Your task:
Write out the records below word for word, please.

Source data:
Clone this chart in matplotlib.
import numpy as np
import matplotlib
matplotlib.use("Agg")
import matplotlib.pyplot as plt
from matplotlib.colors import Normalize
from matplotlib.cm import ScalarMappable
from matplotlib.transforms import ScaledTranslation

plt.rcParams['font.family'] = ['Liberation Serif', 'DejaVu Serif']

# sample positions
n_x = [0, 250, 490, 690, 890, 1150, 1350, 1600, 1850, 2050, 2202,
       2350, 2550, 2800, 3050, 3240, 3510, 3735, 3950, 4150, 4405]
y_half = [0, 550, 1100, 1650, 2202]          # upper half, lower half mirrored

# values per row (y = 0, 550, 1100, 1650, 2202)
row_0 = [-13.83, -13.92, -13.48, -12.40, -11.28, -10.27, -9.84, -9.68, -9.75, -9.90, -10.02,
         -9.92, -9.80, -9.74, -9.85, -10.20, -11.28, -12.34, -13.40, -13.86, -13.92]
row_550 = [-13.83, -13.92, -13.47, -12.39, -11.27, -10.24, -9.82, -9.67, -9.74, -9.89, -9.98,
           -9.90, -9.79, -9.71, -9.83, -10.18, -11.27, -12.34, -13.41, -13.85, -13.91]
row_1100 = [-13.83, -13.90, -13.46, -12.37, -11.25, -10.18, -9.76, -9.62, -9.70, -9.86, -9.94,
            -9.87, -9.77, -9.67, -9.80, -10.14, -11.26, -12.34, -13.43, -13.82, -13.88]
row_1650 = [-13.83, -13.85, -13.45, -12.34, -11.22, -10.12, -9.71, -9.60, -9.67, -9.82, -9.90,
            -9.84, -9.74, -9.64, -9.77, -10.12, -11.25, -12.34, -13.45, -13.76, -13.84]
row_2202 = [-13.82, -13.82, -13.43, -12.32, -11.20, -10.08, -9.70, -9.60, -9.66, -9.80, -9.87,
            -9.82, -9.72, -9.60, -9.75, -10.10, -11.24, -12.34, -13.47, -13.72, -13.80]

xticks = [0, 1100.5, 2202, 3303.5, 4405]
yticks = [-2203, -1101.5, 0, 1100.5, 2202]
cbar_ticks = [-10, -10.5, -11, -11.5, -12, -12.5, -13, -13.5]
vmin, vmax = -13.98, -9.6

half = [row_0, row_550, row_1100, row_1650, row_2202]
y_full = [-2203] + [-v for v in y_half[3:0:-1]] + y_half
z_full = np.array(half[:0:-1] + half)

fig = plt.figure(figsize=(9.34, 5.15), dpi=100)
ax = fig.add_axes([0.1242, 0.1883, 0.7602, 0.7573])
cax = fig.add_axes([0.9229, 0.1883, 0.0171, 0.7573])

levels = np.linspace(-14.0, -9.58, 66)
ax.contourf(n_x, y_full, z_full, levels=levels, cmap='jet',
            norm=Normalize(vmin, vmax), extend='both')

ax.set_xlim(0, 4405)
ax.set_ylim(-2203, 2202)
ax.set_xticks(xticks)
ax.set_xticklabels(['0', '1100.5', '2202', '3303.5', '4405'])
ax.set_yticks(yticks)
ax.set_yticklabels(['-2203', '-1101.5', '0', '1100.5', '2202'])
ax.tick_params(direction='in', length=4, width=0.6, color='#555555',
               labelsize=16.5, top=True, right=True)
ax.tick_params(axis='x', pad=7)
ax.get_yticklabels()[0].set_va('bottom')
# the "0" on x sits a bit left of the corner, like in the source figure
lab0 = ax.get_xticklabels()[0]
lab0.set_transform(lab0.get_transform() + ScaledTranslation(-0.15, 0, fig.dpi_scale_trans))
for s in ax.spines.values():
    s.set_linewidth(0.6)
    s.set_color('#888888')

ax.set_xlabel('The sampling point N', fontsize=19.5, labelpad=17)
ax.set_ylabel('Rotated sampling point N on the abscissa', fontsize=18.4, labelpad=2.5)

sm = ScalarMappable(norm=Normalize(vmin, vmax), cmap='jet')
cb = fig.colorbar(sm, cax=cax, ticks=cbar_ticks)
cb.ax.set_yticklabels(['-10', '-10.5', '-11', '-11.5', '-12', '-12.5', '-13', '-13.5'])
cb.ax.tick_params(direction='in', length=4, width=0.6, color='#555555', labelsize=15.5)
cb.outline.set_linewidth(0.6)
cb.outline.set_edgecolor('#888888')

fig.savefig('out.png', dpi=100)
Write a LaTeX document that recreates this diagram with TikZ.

Exercise result:
Clone this chart in matplotlib.
import numpy as np
import matplotlib
matplotlib.use("Agg")
import matplotlib.pyplot as plt
from matplotlib.colors import Normalize
from matplotlib.cm import ScalarMappable
from matplotlib.transforms import ScaledTranslation

plt.rcParams['font.family'] = ['Liberation Serif', 'DejaVu Serif']

# sample positions
n_x = [0, 250, 490, 690, 890, 1150, 1350, 1600, 1850, 2050, 2202,
       2350, 2550, 2800, 3050, 3240, 3510, 3735, 3950, 4150, 4405]
y_half = [0, 550, 1100, 1650, 2202]          # upper half, lower half mirrored

# values per row (y = 0, 550, 1100, 1650, 2202)
row_0 = [-13.83, -13.92, -13.48, -12.40, -11.28, -10.27, -9.84, -9.68, -9.75, -9.90, -10.02,
         -9.92, -9.80, -9.74, -9.85, -10.20, -11.28, -12.34, -13.40, -13.86, -13.92]
row_550 = [-13.83, -13.92, -13.47, -12.39, -11.27, -10.24, -9.82, -9.67, -9.74, -9.89, -9.98,
           -9.90, -9.79, -9.71, -9.83, -10.18, -11.27, -12.34, -13.41, -13.85, -13.91]
row_1100 = [-13.83, -13.90, -13.46, -12.37, -11.25, -10.18, -9.76, -9.62, -9.70, -9.86, -9.94,
            -9.87, -9.77, -9.67, -9.80, -10.14, -11.26, -12.34, -13.43, -13.82, -13.88]
row_1650 = [-13.83, -13.85, -13.45, -12.34, -11.22, -10.12, -9.71, -9.60, -9.67, -9.82, -9.90,
            -9.84, -9.74, -9.64, -9.77, -10.12, -11.25, -12.34, -13.45, -13.76, -13.84]
row_2202 = [-13.82, -13.82, -13.43, -12.32, -11.20, -10.08, -9.70, -9.60, -9.66, -9.80, -9.87,
            -9.82, -9.72, -9.60, -9.75, -10.10, -11.24, -12.34, -13.47, -13.72, -13.80]

xticks = [0, 1100.5, 2202, 3303.5, 4405]
yticks = [-2203, -1101.5, 0, 1100.5, 2202]
cbar_ticks = [-10, -10.5, -11, -11.5, -12, -12.5, -13, -13.5]
vmin, vmax = -13.98, -9.6

half = [row_0, row_550, row_1100, row_1650, row_2202]
y_full = [-2203] + [-v for v in y_half[3:0:-1]] + y_half
z_full = np.array(half[:0:-1] + half)

fig = plt.figure(figsize=(9.34, 5.15), dpi=100)
ax = fig.add_axes([0.1242, 0.1883, 0.7602, 0.7573])
cax = fig.add_axes([0.9229, 0.1883, 0.0171, 0.7573])

levels = np.linspace(-14.0, -9.58, 66)
ax.contourf(n_x, y_full, z_full, levels=levels, cmap='jet',
            norm=Normalize(vmin, vmax), extend='both')

ax.set_xlim(0, 4405)
ax.set_ylim(-2203, 2202)
ax.set_xticks(xticks)
ax.set_xticklabels(['0', '1100.5', '2202', '3303.5', '4405'])
ax.set_yticks(yticks)
ax.set_yticklabels(['-2203', '-1101.5', '0', '1100.5', '2202'])
ax.tick_params(direction='in', length=4, width=0.6, color='#555555',
               labelsize=16.5, top=True, right=True)
ax.tick_params(axis='x', pad=7)
ax.get_yticklabels()[0].set_va('bottom')
# the "0" on x sits a bit left of the corner, like in the source figure
lab0 = ax.get_xticklabels()[0]
lab0.set_transform(lab0.get_transform() + ScaledTranslation(-0.15, 0, fig.dpi_scale_trans))
for s in ax.spines.values():
    s.set_linewidth(0.6)
    s.set_color('#888888')

ax.set_xlabel('The sampling point N', fontsize=19.5, labelpad=17)
ax.set_ylabel('Rotated sampling point N on the abscissa', fontsize=18.4, labelpad=2.5)

sm = ScalarMappable(norm=Normalize(vmin, vmax), cmap='jet')
cb = fig.colorbar(sm, cax=cax, ticks=cbar_ticks)
cb.ax.set_yticklabels(['-10', '-10.5', '-11', '-11.5', '-12', '-12.5', '-13', '-13.5'])
cb.ax.tick_params(direction='in', length=4, width=0.6, color='#555555', labelsize=15.5)
cb.outline.set_linewidth(0.6)
cb.outline.set_edgecolor('#888888')

fig.savefig('out.png', dpi=100)
Write a LaTeX document that recreates this diagram with TikZ.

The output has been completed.